▸ **Exercise objective**
Check each line of the data for "produces" and select those that have it.
* BEGIN Stored records *
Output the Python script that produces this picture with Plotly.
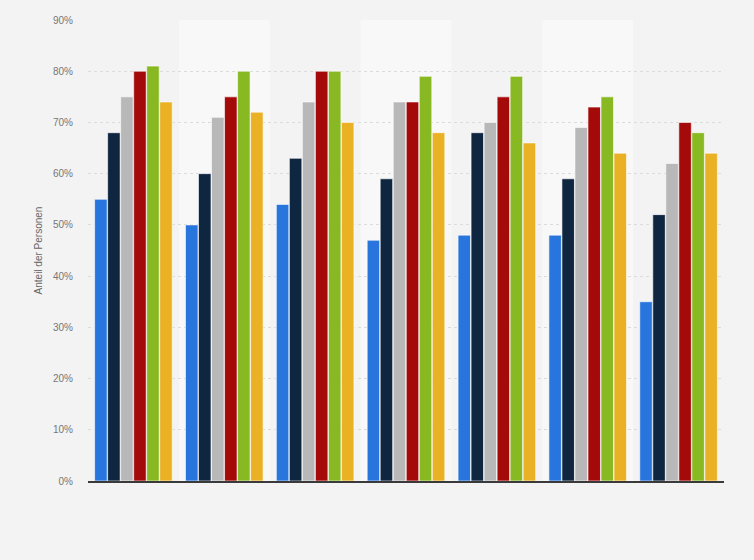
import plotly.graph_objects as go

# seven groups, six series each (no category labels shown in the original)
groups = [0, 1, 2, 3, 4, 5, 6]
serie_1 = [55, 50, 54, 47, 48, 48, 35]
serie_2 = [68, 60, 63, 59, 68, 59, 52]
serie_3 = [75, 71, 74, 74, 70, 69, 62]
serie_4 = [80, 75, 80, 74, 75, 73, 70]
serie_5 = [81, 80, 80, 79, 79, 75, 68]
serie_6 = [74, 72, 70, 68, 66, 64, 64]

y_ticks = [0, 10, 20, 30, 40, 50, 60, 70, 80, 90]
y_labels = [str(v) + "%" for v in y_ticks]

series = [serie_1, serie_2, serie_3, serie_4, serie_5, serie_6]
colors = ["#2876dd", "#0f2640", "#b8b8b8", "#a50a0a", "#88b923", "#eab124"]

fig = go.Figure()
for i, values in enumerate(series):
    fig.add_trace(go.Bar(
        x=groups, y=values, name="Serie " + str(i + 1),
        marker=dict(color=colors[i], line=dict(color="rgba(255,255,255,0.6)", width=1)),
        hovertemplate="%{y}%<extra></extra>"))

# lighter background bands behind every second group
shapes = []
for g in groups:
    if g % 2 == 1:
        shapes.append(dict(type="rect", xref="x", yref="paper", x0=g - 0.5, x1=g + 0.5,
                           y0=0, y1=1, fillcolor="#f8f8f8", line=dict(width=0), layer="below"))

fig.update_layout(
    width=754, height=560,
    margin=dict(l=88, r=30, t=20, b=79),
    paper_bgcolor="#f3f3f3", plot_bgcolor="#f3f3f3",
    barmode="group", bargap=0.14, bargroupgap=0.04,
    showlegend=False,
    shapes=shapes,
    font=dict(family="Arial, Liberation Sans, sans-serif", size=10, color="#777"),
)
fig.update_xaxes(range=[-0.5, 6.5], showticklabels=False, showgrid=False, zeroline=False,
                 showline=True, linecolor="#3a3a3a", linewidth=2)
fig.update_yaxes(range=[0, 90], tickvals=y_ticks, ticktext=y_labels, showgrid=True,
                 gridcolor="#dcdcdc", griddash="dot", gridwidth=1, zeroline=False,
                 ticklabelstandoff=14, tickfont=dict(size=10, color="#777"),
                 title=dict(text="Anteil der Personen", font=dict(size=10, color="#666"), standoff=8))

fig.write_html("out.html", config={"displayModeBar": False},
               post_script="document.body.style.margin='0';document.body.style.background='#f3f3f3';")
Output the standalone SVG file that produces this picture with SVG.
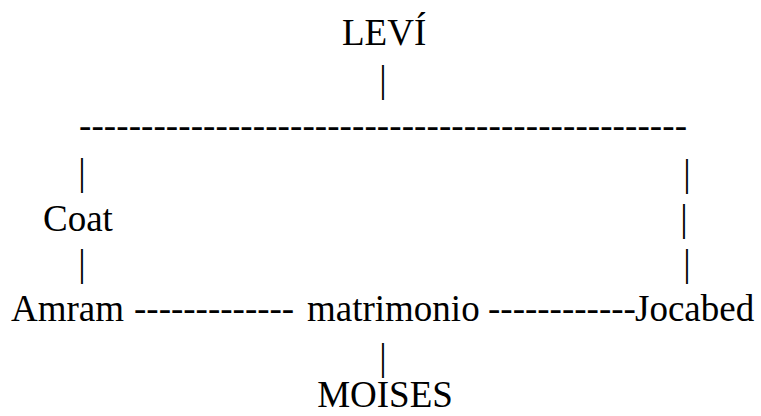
* END Stored records *
▸ **Complete answer**
Output the Python script that produces this picture with Plotly.
Output the standalone SVG file that produces this picture with SVG.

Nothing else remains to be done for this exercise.